Analistlere göre, Avrupalı şirketlerin Türkiye’deki yatırımlarına bağlılığı, kendi ülkelerindeki pazarlarının durgunluğundan kaynaklanıyor. “Ancak, Türkiye geçici bir sorun yaşıyor ve büyüme ve talep 2000’lerdeki kuvvetli seviyelerine dönecek görüşü fazla iyimser” diyen düşünce kuruluşu Chatham House’un Türkiye Projesi’nin başında bulunan Fadi Hakura şöyle devam ediyor: “Türkiye orta gelir tuzağına düştü. Kurumlarını ve insan sermayesini iyileştirme gibi temel reformlar olmadan, Türkiye uzun vadede sadece yüzde 2-4 büyüme görecek gibi duruyor.”

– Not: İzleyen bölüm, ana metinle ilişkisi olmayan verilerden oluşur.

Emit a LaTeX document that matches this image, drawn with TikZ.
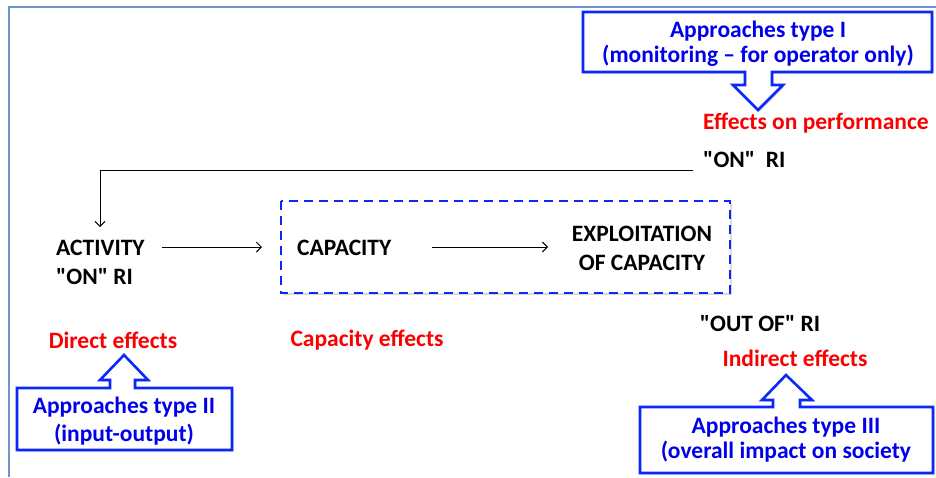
\documentclass[tikz,border=0pt]{standalone}
\usepackage{fontspec}
\setmainfont{Carlito}
\usetikzlibrary{arrows.meta,shadows}
\definecolor{framec}{RGB}{110,150,205}
\definecolor{callb}{RGB}{10,40,250}
\definecolor{txtb}{RGB}{0,0,235}
\definecolor{txtr}{RGB}{250,0,0}
\newcommand{\qq}{\textquotedbl}
\tikzset{
  blk/.style={font=\bfseries\fontsize{23.5}{29}\selectfont, text=black, align=center, inner sep=0pt},
  red/.style={font=\bfseries\fontsize{23.5}{29}\selectfont, text=txtr, inner sep=0pt},
  bl/.style={font=\bfseries\fontsize{23.5}{25}\selectfont, text=txtb, align=center, inner sep=0pt},
  callout/.style={draw=callb, line width=2.6pt, fill=white, line join=miter,
     drop shadow={shadow xshift=1.5pt, shadow yshift=-1.5pt, opacity=0.35, fill=gray}},
  conn/.style={draw=black, line width=0.9pt, -{Straight Barb[length=5pt,width=10pt,line width=0.9pt]}},
}
\begin{document}
\begin{tikzpicture}[x=1pt,y=-1pt]
\useasboundingbox (0,0) rectangle (936,477);
% frame
\draw[framec, line width=2.2pt] (9,477) -- (9,7) -- (936,7);

% dashed capacity box
\draw[draw=callb, line width=2.6pt, dash pattern=on 9pt off 6pt, fill=white,
  drop shadow={shadow xshift=1.5pt, shadow yshift=-1.5pt, opacity=0.3, fill=gray}]
  (281,201) rectangle (730,293);

% callout I
\filldraw[callout] (583,12) -- (932,12) -- (932,72) -- (772,72) -- (772,85) -- (783,85)
  -- (758,110) -- (733,85) -- (745,85) -- (745,72) -- (583,72) -- cycle;
% callout II
\filldraw[callout] (17,450) -- (232,450) -- (232,388) -- (135,388) -- (135,380) -- (148,380)
  -- (124,355) -- (100,380) -- (110,380) -- (110,388) -- (17,388) -- cycle;
% callout III
\filldraw[callout] (640,473) -- (933,473) -- (933,407) -- (800,407) -- (800,400) -- (812,400)
  -- (786,375) -- (762,400) -- (773,400) -- (773,407) -- (640,407) -- cycle;

% texts
\node[bl] (t1) at (758,44) {Approaches type I\\(monitoring -- for operator only)};
\node[bl] (t2) at (124,421) {Approaches type II\\[3pt](input-output)};
\node[bl] (t3) at (786,440) {Approaches type III\\(overall impact on society};

\node[red, anchor=west] (perf) at (703,123) {Effects on performance};
\node[blk, anchor=west] (onri) at (703,160) {\qq ON\qq\ \ RI};
\node[blk, anchor=west, align=left] (act) at (56,262) {ACTIVITY\\\qq ON\qq\ RI};
\node[blk, anchor=west] (cap) at (297,248) {CAPACITY};
\node[blk] (expl) at (642,248) {EXPLOITATION\\OF CAPACITY};
\node[blk] (out) at (760,324) {\qq OUT OF\qq\ RI};
\node[red] (dir) at (113,340) {Direct effects};
\node[red] (cape) at (367,340) {Capacity effects};
\node[red] (ind) at (795,358) {Indirect effects};

% connectors
\coordinate (fbs) at (693,170);
\coordinate (fbc) at (100,170);
\coordinate (fbe) at (100,227);
\coordinate (a1s) at (162,247);
\coordinate (a1e) at (262,247);
\coordinate (a2s) at (432,247);
\coordinate (a2e) at (548,247);
\draw[conn] (fbs) -- (fbc) -- (fbe);
\draw[conn] (a1s) -- (a1e);
\draw[conn] (a2s) -- (a2e);
\end{tikzpicture}
\end{document}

Bu reformların yapılmasının mevcut durumda zor göründüğünü belirten Hakura, sonuç olarak yöneticilerin yüksek faiz oranları ve borç verme (kredi) sınırlamaları gibi mevcut tedbirlerle ülkenin ödemeler dengesi problemiyle başa çıkmaya çalıştığını söyledi. Ancak bu önlemler, Türk tüketicisini hedefleyen şirketler için kötü haber niteliğinde. Hakura, “Tüketici temelli işler, son 10 yılda elde ettikleri gelir ve kârları gelecekte yakalayacak görünmüyorlar” diye konuştu.